Due to the limitations of hardware career options in London, I opted for software engineering post-DPhil, but I ended up earning £42k. After two years of work, I am sitting on £52k. I don't regard myself as an "under achiever", I own a significant proportion of the product I work on and am a top contributor.
I don't think that level of comp is appropriate given the amount of work I put myself through / how much I contribute, and I think it's reflective of the UK as a whole.
Irrespective of your self perception of value, I am not sure you are fully grasping the disconnect between the growth in cost of living and the (lack of) growth in wages of the past 50 years for the average human in western economies.
By many standards we actually need that 125k just to live what we would consider a middle class life in the 1980's.
UK's pay is extremely low. And you know that it is VERY difficult to earn beyond £80k/yr as a SWE outside of top foreign employers in the UK like Google or Citadel. More likely, you'll stagnate at £50-60k.
And when factoring the UK's CoL being comparable to some of the more expensive American cities (SF, NYC, Boston) yet salaries being a fraction of those available there, it makes sense why engineering isn't well regarded, and plenty of people either switch to finance or immigrates to the States, Australia, or Canada.
That’s not correct at all.

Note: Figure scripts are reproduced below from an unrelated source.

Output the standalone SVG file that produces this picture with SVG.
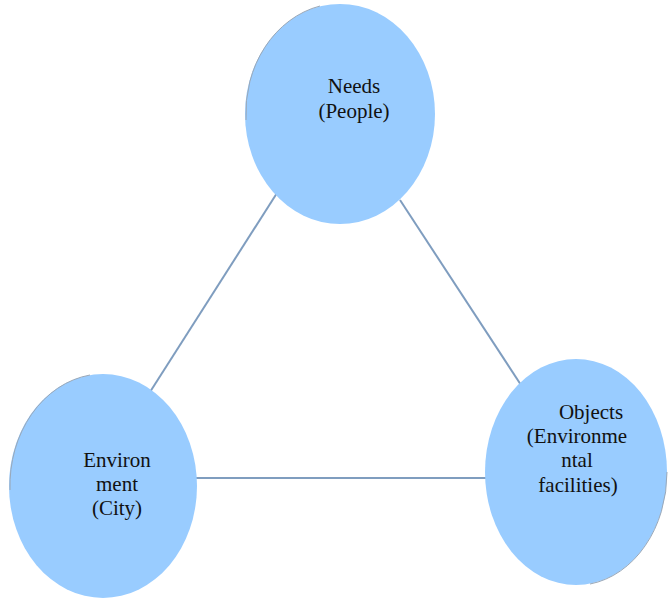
<svg xmlns="http://www.w3.org/2000/svg" width="670" height="600" viewBox="0 0 670 600">
<style>
.node{fill:#99ccff;}
.shadow{fill:none;stroke:#9aa8b8;stroke-width:1;}
.edge{stroke:#7f9dbf;stroke-width:2;fill:none;}
text{font-family:"Liberation Serif","Times New Roman",serif;font-size:21px;fill:#111;text-anchor:middle;}
</style>
<rect width="670" height="600" fill="#ffffff"/>
<g id="connectors">
<line class="edge" x1="277" y1="193" x2="150" y2="392"/>
<line class="edge" x1="400" y1="200" x2="521" y2="385"/>
<line class="edge" x1="195" y1="478" x2="490" y2="478"/>
</g>
<g id="needs">
<ellipse class="node" cx="340" cy="114" rx="95" ry="110"/>
<path class="shadow" d="M246,120 A95,110 0 0 1 320,6"/>
<text x="354" y="93">Needs</text>
<text x="354" y="118">(People)</text>
</g>
<g id="environment">
<ellipse class="node" cx="103" cy="486" rx="94" ry="112"/>
<path class="shadow" d="M10,490 A94,112 0 0 1 90,375"/>
<text x="117" y="467">Environ</text>
<text x="117" y="491">ment</text>
<text x="117" y="515">(City)</text>
</g>
<g id="objects">
<ellipse class="node" cx="576" cy="472" rx="91" ry="113"/>
<path class="shadow" d="M667,472 A91,113 0 0 1 590,584"/>
<text x="591" y="419">Objects</text>
<text x="577" y="443">(Environme</text>
<text x="577" y="467">ntal</text>
<text x="578" y="492">facilities)</text>
</g>
</svg>
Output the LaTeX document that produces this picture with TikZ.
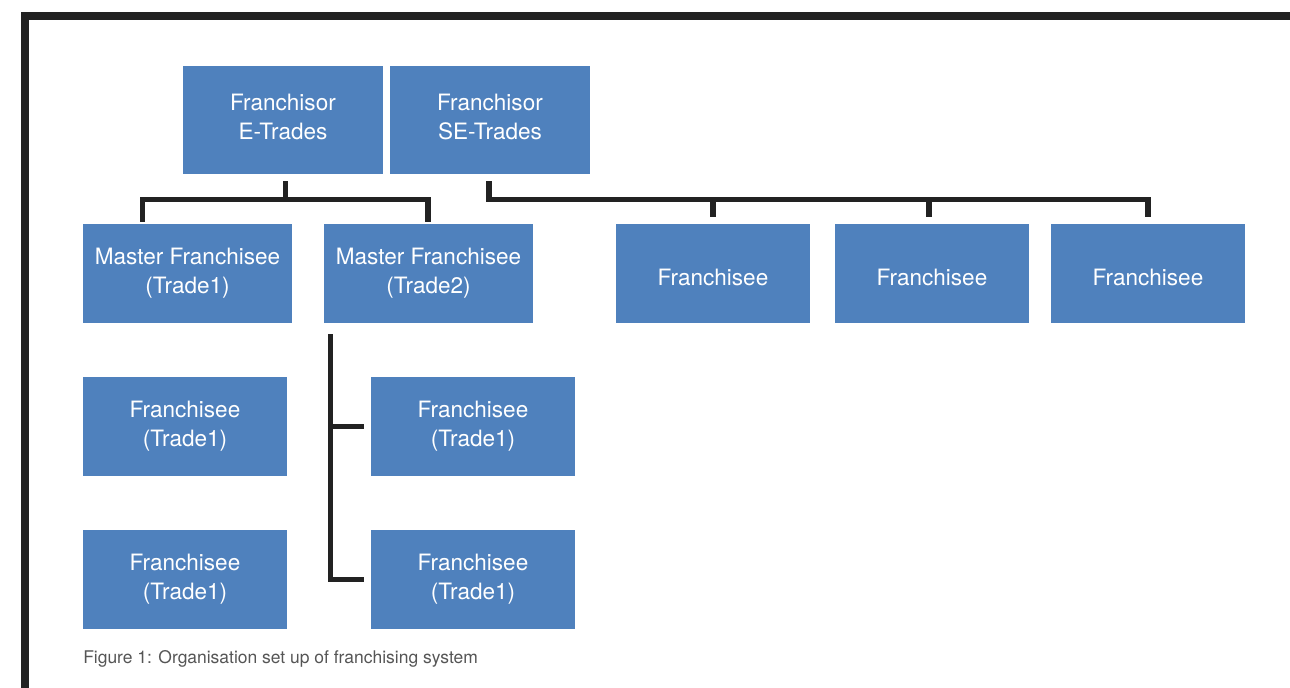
\documentclass[tikz,border=0pt]{standalone}
\usepackage{fontspec}
\setmainfont{TeX Gyre Heros}
\usetikzlibrary{calc}
\definecolor{boxblue}{HTML}{4F81BD}
\definecolor{linedark}{HTML}{222222}
\definecolor{capgray}{HTML}{555555}
\tikzset{
  box/.style={fill=boxblue, draw=none, inner sep=0pt},
  boxtext/.style={text=white, align=center, inner sep=0pt,
    font=\fontsize{16.9pt}{21.75pt}\selectfont},
  bigbox/.style={box, minimum width=150pt, minimum height=81pt,
    label={[boxtext, yshift=2.25pt]center:#1}},
  midbox/.style={box, minimum width=156.75pt, minimum height=74.25pt,
    label={[boxtext]center:#1}},
  franbox/.style={box, minimum width=145.5pt, minimum height=74.25pt,
    label={[boxtext, yshift=-3pt]center:#1}},
  leafbox/.style={box, minimum width=153pt, minimum height=74.25pt,
    label={[boxtext]center:#1}},
  conn/.style={draw=linedark, line width=4.1pt, line join=miter, line cap=butt},
  frame/.style={draw=linedark, line width=6pt, line join=miter}
}
\begin{document}
\begin{tikzpicture}[x=0.75pt, y=-0.75pt]
\useasboundingbox (0,0) rectangle (1290,688);
% frame
\draw[frame] (25,700) -- (25,16) -- (1300,16);
% boxes
\node[bigbox={Franchisor\\E-Trades}] (fe) at (283,120) {};
\node[bigbox={Franchisor\\SE-Trades}] (fse) at (490,120) {};
\node[midbox={Master Franchisee\\(Trade1)}] (m1) at (187.5,273.5) {};
\node[midbox={Master Franchisee\\(Trade2)}] (m2) at (428.5,273.5) {};
\node[franbox={Franchisee}] (f1) at (713,273.5) {};
\node[franbox={Franchisee}] (f2) at (932,273.5) {};
\node[franbox={Franchisee}] (f3) at (1148,273.5) {};
\node[leafbox={Franchisee\\(Trade1)}] (t1) at (185,426.5) {};
\node[leafbox={Franchisee\\(Trade1)}] (t2) at (185,579.5) {};
\node[leafbox={Franchisee\\(Trade1)}] (t3) at (473,426.5) {};
\node[leafbox={Franchisee\\(Trade1)}] (t4) at (473,579.5) {};
% left tree
\coordinate (j1) at ($(fe.south)+(2.5,25.5)$);
\draw[conn] ($(fe.south)+(2.5,7)$) -- (j1);
\draw[conn] ($(m1.north west)+(59.5,-2)$) |- (j1) -| ($(m2.north)+(-0.5,-2)$);
% right tree
\coordinate (j2) at ($(fse.south)+(-1,25.5)$);
\draw[conn] ($(fse.south)+(-1,7)$) -- (j2) -| ($(f3.north)+(0,-7)$);
\draw[conn] ($(f1.north)+(0,-7)$) -- (f1.north |- j2);
\draw[conn] ($(f2.north)+(-3,-7)$) -- ($(f2.north |- j2)+(-3,0)$);
% trade2 branch
\coordinate (v) at ($(m2.south west)+(7,11)$);
\draw[conn] (v) |- ($(t4.west)+(-7,0)$);
\draw[conn] (v |- t3.west) -- ($(t3.west)+(-7,0)$);
% caption
\node[anchor=west, text=capgray, inner sep=0pt, font=\fontsize{13.1pt}{15pt}\selectfont]
  (cap) at (83,658.5) {Figure 1: Organisation set up of franchising system};
\end{tikzpicture}
\end{document}
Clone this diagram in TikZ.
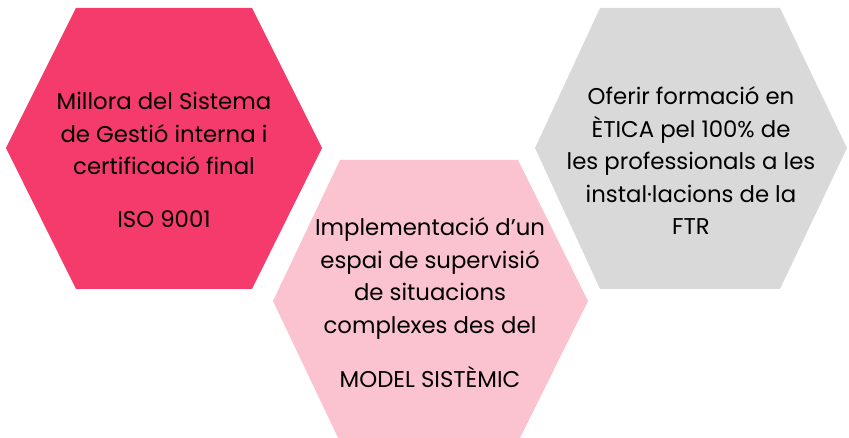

There’s a ~130k job going for lead engineer of a data team at a home improvement store.
It’s not “VERY difficult” - it’s not easy but it’s definitely achievable.
The 100k is pretty much the elite prop trading, that's the whole LC hard grilling that 99.9% of candidates aren't going past.
[1] https://www.levels.fyi/t/software-engineer/locations/london-... [2] https://www.levels.fyi/t/software-engineer/locations/greater... [3] https://www.levels.fyi/t/software-engineer/locations/greater... [4] https://www.levels.fyi/t/software-engineer/locations/greater...
Secondly, I've noticed issues with Levels.fyi ranges outside US/Canada and top tech hubs like Tel Aviv and Bangalore. Most markets don't have the same awareness of the tool, so salaries tend to be overestimated.
ARM is already somewhat relocating - some of their newest cores, like Cortex A78, were designed in Austin.
They most likely will pull an ARM and hire almost entirely in the US and India instead of in the UK, because competitive British engineers would immigrate to the States, and you can get top tier Indian chip design talent across the spectrum for $30-60k.
I just don't think this is very true, some perhaps but not many.
Secondly, if "the salleries are too low in the UK" is the argument then why would companies be interested in shifting hiring to the states?
The majority of the gains in the S&P 500 come from tech companies, with a large part of their value being embedded in their software assets.
Easier said than done, Europe doesn't have the money for that (partially because all the exit money circulates in American VCs).